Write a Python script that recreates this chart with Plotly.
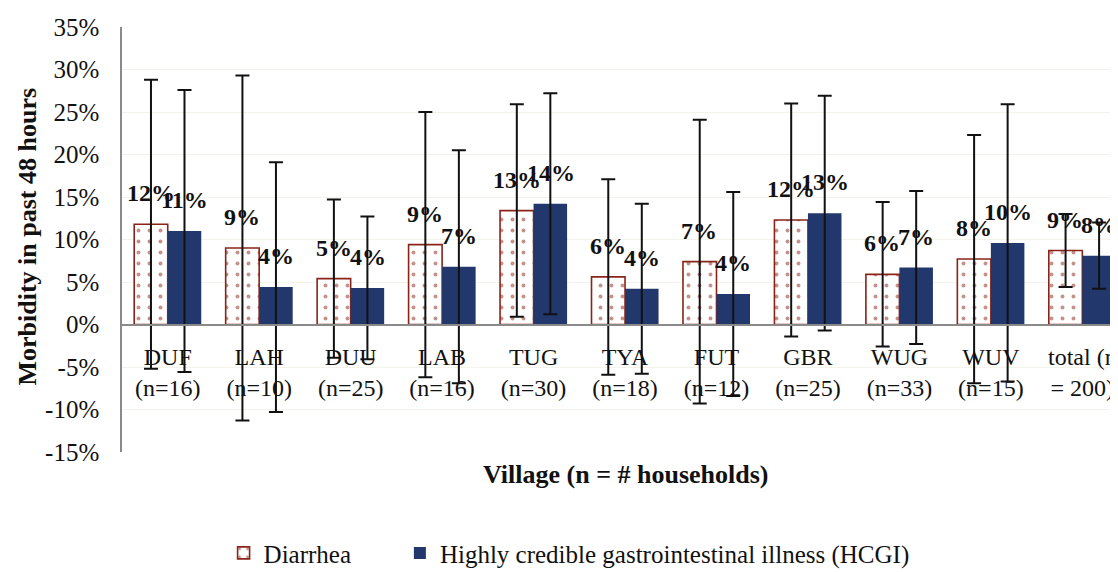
import plotly.graph_objects as go

categories = ["DUF<br>(n=16)", "LAH<br>(n=10)", "DUU<br>(n=25)", "LAB<br>(n=16)", "TUG<br>(n=30)",
              "TYA<br>(n=18)", "FUT<br>(n=12)", "GBR<br>(n=25)", "WUG<br>(n=33)", "WUV<br>(n=15)",
              "total (n<br>= 200)"]
diarrhea = [11.8, 9.0, 5.4, 9.4, 13.4, 5.6, 7.4, 12.3, 5.9, 7.7, 8.7]
diarrhea_err = [17.0, 20.3, 9.3, 15.6, 12.5, 11.5, 16.7, 13.7, 8.5, 14.6, 4.3]
diarrhea_labels = ["12%", "9%", "5%", "9%", "13%", "6%", "7%", "12%", "6%", "8%", "9%"]
hcgi = [11.0, 4.4, 4.3, 6.8, 14.2, 4.2, 3.6, 13.1, 6.7, 9.6, 8.1]
hcgi_err = [16.6, 14.7, 8.4, 13.7, 13.0, 10.0, 12.0, 13.8, 9.0, 16.3, 3.9]
hcgi_labels = ["11%", "4%", "4%", "7%", "14%", "4%", "4%", "13%", "7%", "10%", "8%"]
y_ticks = [35, 30, 25, 20, 15, 10, 5, 0, -5, -10, -15]

FONT = "Liberation Serif, Times New Roman, serif"
RED = "#8A2418"
NAVY = "#22386D"

fig = go.Figure()
fig.add_trace(go.Bar(
    name="Diarrhea", x=categories, y=diarrhea, legend="legend",
    marker=dict(color="white", line=dict(color=RED, width=1.6),
                pattern=dict(shape=".", fgcolor=RED, bgcolor="white", size=11, solidity=0.1)),
    error_y=dict(type="data", array=diarrhea_err, symmetric=True, color="#111111", thickness=2, width=7),
))
fig.add_trace(go.Bar(
    name="Highly credible gastrointestinal illness (HCGI)", x=categories, y=hcgi, legend="legend2",
    marker=dict(color=NAVY, line=dict(color=NAVY, width=0)),
    error_y=dict(type="data", array=hcgi_err, symmetric=True, color="#111111", thickness=2, width=7),
))

annotations = []
for cat, v, t in zip(categories, diarrhea, diarrhea_labels):
    annotations.append(dict(x=cat, y=v, text="<b>" + t + "</b>", showarrow=False, xshift=-17, yshift=16,
                            yanchor="bottom", font=dict(family=FONT, size=24, color="#111111")))
for cat, v, t in zip(categories, hcgi, hcgi_labels):
    annotations.append(dict(x=cat, y=v, text="<b>" + t + "</b>", showarrow=False, xshift=17, yshift=16,
                            yanchor="bottom", font=dict(family=FONT, size=24, color="#111111")))

annotations.append(dict(xref="paper", yref="paper", x=-0.0944, y=0.507, text="<b>Morbidity in past 48 hours</b>",
                        textangle=-90, showarrow=False, xanchor="center", yanchor="middle",
                        font=dict(family=FONT, size=26, color="#111111")))
annotations.append(dict(xref="paper", yref="paper", x=0.506, y=-0.052, text="<b>Village (n = # households)</b>",
                        showarrow=False, xanchor="center", yanchor="middle",
                        font=dict(family=FONT, size=26, color="#111111")))

legend_font = dict(family=FONT, size=25, color="#111111")
fig.update_layout(
    width=1110, height=564,
    margin=dict(l=114, r=0, t=19, b=120, autoexpand=False),
    paper_bgcolor="white", plot_bgcolor="white",
    barmode="group", bargap=0.267, bargroupgap=0,
    font=dict(family=FONT, size=24, color="#111111"),
    showlegend=True,
    legend=dict(orientation="h", x=0.102, xanchor="left", y=-0.238, yanchor="middle", font=legend_font,
                borderwidth=0, tracegroupgap=0),
    legend2=dict(orientation="h", x=0.279, xanchor="left", y=-0.238, yanchor="middle", font=legend_font,
                 borderwidth=0, tracegroupgap=0),
    annotations=annotations,
)
fig.update_xaxes(type="category", range=[-0.5, 10.39], anchor="free", position=0.3, automargin=False,
                 showline=True, linecolor="#8A8A8A", linewidth=1.5, showgrid=False,
                 ticks="outside", ticklen=11, tickcolor="rgba(0,0,0,0)",
                 tickfont=dict(family=FONT, size=24, color="#111111"), tickangle=0)
fig.update_yaxes(range=[-15, 35], tickvals=y_ticks, ticktext=[f"{v}%" for v in y_ticks], automargin=False,
                 showline=True, linecolor="#8A8A8A", linewidth=1.5,
                 showgrid=True, gridcolor="#F3F3EA", gridwidth=1, zeroline=False,
                 ticks="outside", ticklen=16, tickcolor="rgba(0,0,0,0)",
                 tickfont=dict(family=FONT, size=25, color="#111111"))

fig.write_html("out.html")
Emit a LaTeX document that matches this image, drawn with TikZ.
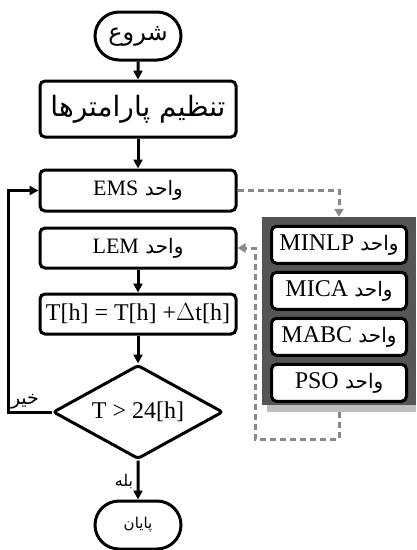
\documentclass[tikz,border=0pt]{standalone}
\usepackage{fontspec}
\setmainfont{Liberation Serif}
\newfontfamily\fa[Script=Arabic]{DejaVu Sans}
\TeXXeTstate=1
\usetikzlibrary{arrows.meta,positioning,shapes.geometric,shapes.misc}
\definecolor{painelcor}{RGB}{85,85,85}
\definecolor{sombracor}{RGB}{190,190,190}
\definecolor{tracejado}{RGB}{136,136,136}
\newcommand{\unidade}[2]{{\fa\fontsize{20}{22}\selectfont\beginR واحد {\rmfamily\fontsize{#2}{#2}\selectfont\beginL #1\endL}\endR}}

\begin{document}
\begin{tikzpicture}[x=1pt,y=1pt,
        node distance=20pt,
        terminal/.style={draw,rounded rectangle,line width=3pt,minimum width=90pt,
                         minimum height=48pt,inner sep=2pt},
        caixa/.style={draw,rounded corners=5pt,line width=3pt,minimum width=196pt,
                      minimum height=40pt,inner sep=2pt,font=\fontsize{22}{24}\selectfont},
        decisao/.style={draw,diamond,aspect=1.8,rounded corners=3pt,line width=3pt,minimum width=170pt,
                        minimum height=94pt,inner sep=0pt,font=\fontsize{24}{26}\selectfont},
        painel/.style={fill=painelcor,minimum width=154pt,minimum height=188pt,inner sep=0pt},
        modulo/.style={draw,fill=white,rounded corners=5pt,line width=3pt,minimum width=135pt,
                       minimum height=37pt,inner sep=2pt,font=\fontsize{24}{26}\selectfont},
        seta/.style={-{Triangle[length=9pt,width=9pt]},line width=3pt},
        tracejada/.style={-{Triangle[length=8pt,width=9pt]},draw=tracejado,line width=3pt,
                          dash pattern=on 6pt off 4pt}]
      \useasboundingbox (0,0) rectangle (416,-550);
      % coluna principal
      \node[terminal] (ini) at (138,-36) {\fa\fontsize{24}{26}\selectfont\beginR شروع\endR};
      \node[caixa,minimum height=56pt,below=18pt of ini] (par) {\fa\fontsize{28}{30}\selectfont\beginR تنظیم پارامترها\endR};
      \node[caixa,minimum height=41pt,below=30pt of par] (ems) {\unidade{EMS}{22}};
      \node[caixa,below=14pt of ems] (lem) {\unidade{LEM}{22}};
      \node[caixa,below=23pt of lem,font=\fontsize{24}{26}\selectfont] (tempo) {T[h] = T[h] +$\Delta$t[h]};
      \node[decisao,below=28pt of tempo] (dec) {T > 24[h]};
      \node[terminal,below=39pt of dec] (fim) {\fa\fontsize{15}{17}\selectfont\beginR پایان\endR};
      % painel dos otimizadores
      \node[painel] (pn) at (339,-311) {};
      \fill[sombracor] ([xshift=5pt]pn.south west) rectangle ([yshift=-7pt]pn.south east);
      \coordinate (sombra) at ([yshift=-7pt]pn.south);
      \node[modulo,below=8pt of pn.north] (m1) {\unidade{MINLP}{24}};
      \node[modulo,below=6pt of m1] (m2) {\unidade{MICA}{24}};
      \node[modulo,below=6pt of m2] (m3) {\unidade{MABC}{24}};
      \node[modulo,below=6pt of m3] (m4) {\unidade{PSO}{24}};
      \coordinate (retorno) at (255,-439);
      % ligacoes
      \draw[seta](ini)--(par);\draw[seta](par)--(ems);\draw[seta](lem)--(tempo);\draw[seta](tempo)--(dec);
      \draw[seta](dec.south)--node[pos=0.55,left]{\fa\fontsize{16}{18}\selectfont\beginR بله\endR}(fim);
      \draw[seta](dec.west)-|node[pos=0.5,above right,inner sep=1pt]{\fa\fontsize{19}{21}\selectfont\beginR خیر\endR}([xshift=-30pt]ems.west)--(ems.west);
      \draw[tracejada](ems.east)-|(pn.north);
      \draw[tracejada](sombra)|-(retorno)|-(lem.east);
    \end{tikzpicture}
\end{document}
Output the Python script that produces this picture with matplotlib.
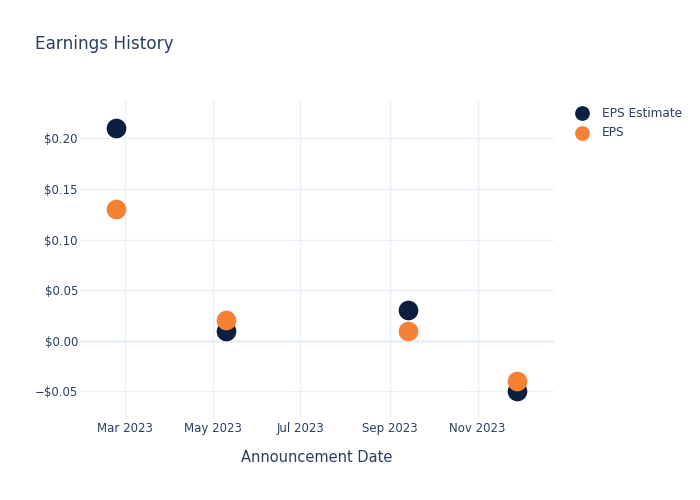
import matplotlib.pyplot as plt
import matplotlib.dates as mdates
from matplotlib.ticker import FuncFormatter, MultipleLocator
import numpy as np

dates = np.array(['2023-02-23', '2023-05-10', '2023-09-14', '2023-11-28'], dtype='datetime64[D]')
eps_estimate = [0.21, 0.01, 0.03, -0.05]
eps_actual = [0.13, 0.02, 0.01, -0.04]

navy = '#0b1f41'
orange = '#f58134'
text_col = '#2a3f5f'
grid_col = '#ebf0f8'

plt.rcParams['font.family'] = 'DejaVu Sans'

fig = plt.figure(figsize=(7, 5), dpi=100)
ax = fig.add_axes([80 / 700, 1 - 418 / 500, 474 / 700, 318 / 500])

ax.scatter(dates, eps_estimate, s=200, color=navy, zorder=3, label='EPS Estimate', linewidths=0)
ax.scatter(dates, eps_actual, s=200, color=orange, zorder=4, label='EPS', linewidths=0)

ax.set_xlim(np.datetime64('2023-01-29'), np.datetime64('2023-12-24'))
ax.set_ylim(-0.0764, 0.2379)

ax.xaxis.set_major_locator(mdates.MonthLocator(bymonth=[3, 5, 7, 9, 11]))
ax.xaxis.set_major_formatter(mdates.DateFormatter('%b %Y'))
ax.yaxis.set_major_locator(MultipleLocator(0.05))


def money(v, pos):
    s = '${:.2f}'.format(abs(v))
    if v < -1e-9:
        s = '\u2212' + s
    return s


ax.yaxis.set_major_formatter(FuncFormatter(money))

for sp in ax.spines.values():
    sp.set_visible(False)
ax.grid(True, color=grid_col, linewidth=1, zorder=0)
ax.axhline(0, color=grid_col, linewidth=2, zorder=1)
ax.tick_params(length=0, colors=text_col, labelsize=8.5)
ax.tick_params(axis='y', pad=1.5)
ax.tick_params(axis='x', pad=3)

ax.set_xlabel('Announcement Date', color=text_col, fontsize=10.5, labelpad=10.5)
fig.text(35 / 700, 1 - 44 / 500, 'Earnings History', color=text_col, fontsize=12.2, va='center')

leg = ax.legend(loc='upper left', bbox_to_anchor=(1.02, 1.0), frameon=False,
                fontsize=8.7, labelcolor=text_col, handletextpad=0.6,
                labelspacing=0.5, borderaxespad=0.15, markerscale=0.75)

fig.savefig('out.png', dpi=100)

+===+

- _Short task_
Without any pictures, set down the lines from the one holding "Output the Python" through the one holding "eps_actual = [0.13, 0.02, 0.01, -0.04]".

- _Result below_
Output the Python script that produces this picture with matplotlib.
import matplotlib.pyplot as plt
import matplotlib.dates as mdates
from matplotlib.ticker import FuncFormatter, MultipleLocator
import numpy as np

dates = np.array(['2023-02-23', '2023-05-10', '2023-09-14', '2023-11-28'], dtype='datetime64[D]')
eps_estimate = [0.21, 0.01, 0.03, -0.05]
eps_actual = [0.13, 0.02, 0.01, -0.04]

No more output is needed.